Sunday, July 17, 2011

In protecting their information monopoly, Eurozone regulators make crisis worse

The Telegraph ran an article on the European Banking Authority and the stress tests that confirms everything your humble blogger has said about regulators gambling with financial market stability by protecting their monopoly on all the useful, relevant information on banks' current asset and liability-level data.
Andrea Enria, chairman of the EBA and other officials of the London-based organisation, fielded questions from analysts angered at what were quickly described as an "inadequate" set of tests. 
Mr Enria is understood to have outlined the difficulties the EBA faced in conducting the stress tests on the 91 European banks that took part. He was asked why just nine banks failed, requiring total new capital of €2.5bn (£2.2bn). 
The EBA was clear in methodology papers it released on Friday that it had faced great difficulties getting different national regulators and banks to provide accurate data. 
Describing the process as "constrained", the EBA admitted that figures given by the banks in some cases "materially" changed after being challenged. "It is clear the EBA is telling us it was unable to perform the type of tests it wanted to and considering the difficulties it faced it didn't do a half bad job," said one market professional. 
The previous two paragraphs need to be re-read as they document financial regulators directly contributing to financial market instability by not making the data available so that the risk of the banks they are supervising could be analyzed.

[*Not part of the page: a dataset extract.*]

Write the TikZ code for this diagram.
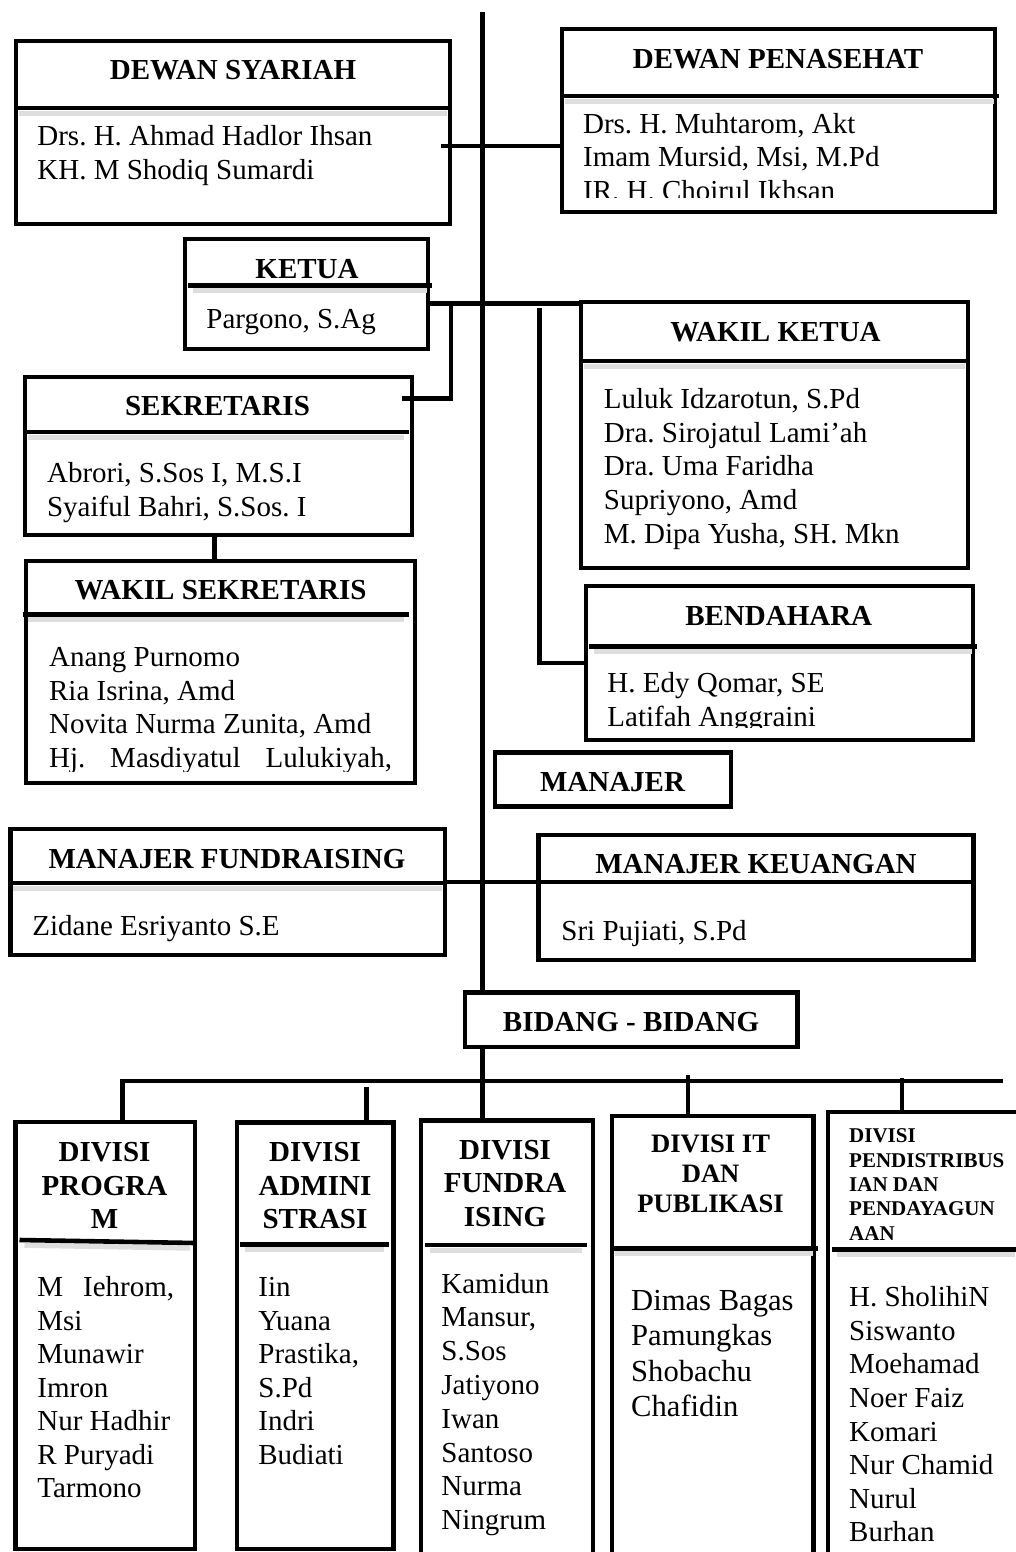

As a result of the national regulators' efforts, the ability of the market to accurately distinguish between solvent and insolvent banks is compromised.
Criticism of the tests was largely on the loss assumptions it used for banks' sovereign exposures. 
For instance, the EBA required banks only to take a 15pc loss on holdings of Greek government debt, even though the bonds are currently trading in the market at about half their face value. 
"There may be doubts over the credibility of the EBA's ability to conduct a thorough stress test since it appears to have avoided tackling the thorny issue of banks' exposures to sovereign debt," said Syed Kamall, a Conservative MEP and a member of the economic and monetary affairs committee. 
"The exposure of banks to sovereign debt is the giant elephant in the room and ignoring this issue could undermine the credibility of these tests," he added. 
However, the EBA's document makes it clear that it wants national regulators to force the banks to prepare for the eventuality of a severe worsening in the crisis, even a sovereign default. 
"A further deterioration in the sovereign crisis might raise significant challenges, both on the valuation of banks' holdings of sovereign debt and through sharp changes in investors' risk appetite," it said. 
It also warned that "funding pressures" could "further affect market confidence in these banks" if not dealt with quickly. 
This blog has documented these "funding pressures" as the on-going run on the bank for both deposits and inter-bank loans.
... Tomorrow is the first chance for investors to give their view on the tests. Many observers are expecting a volatile trading session as the markets assess the findings of the exercise.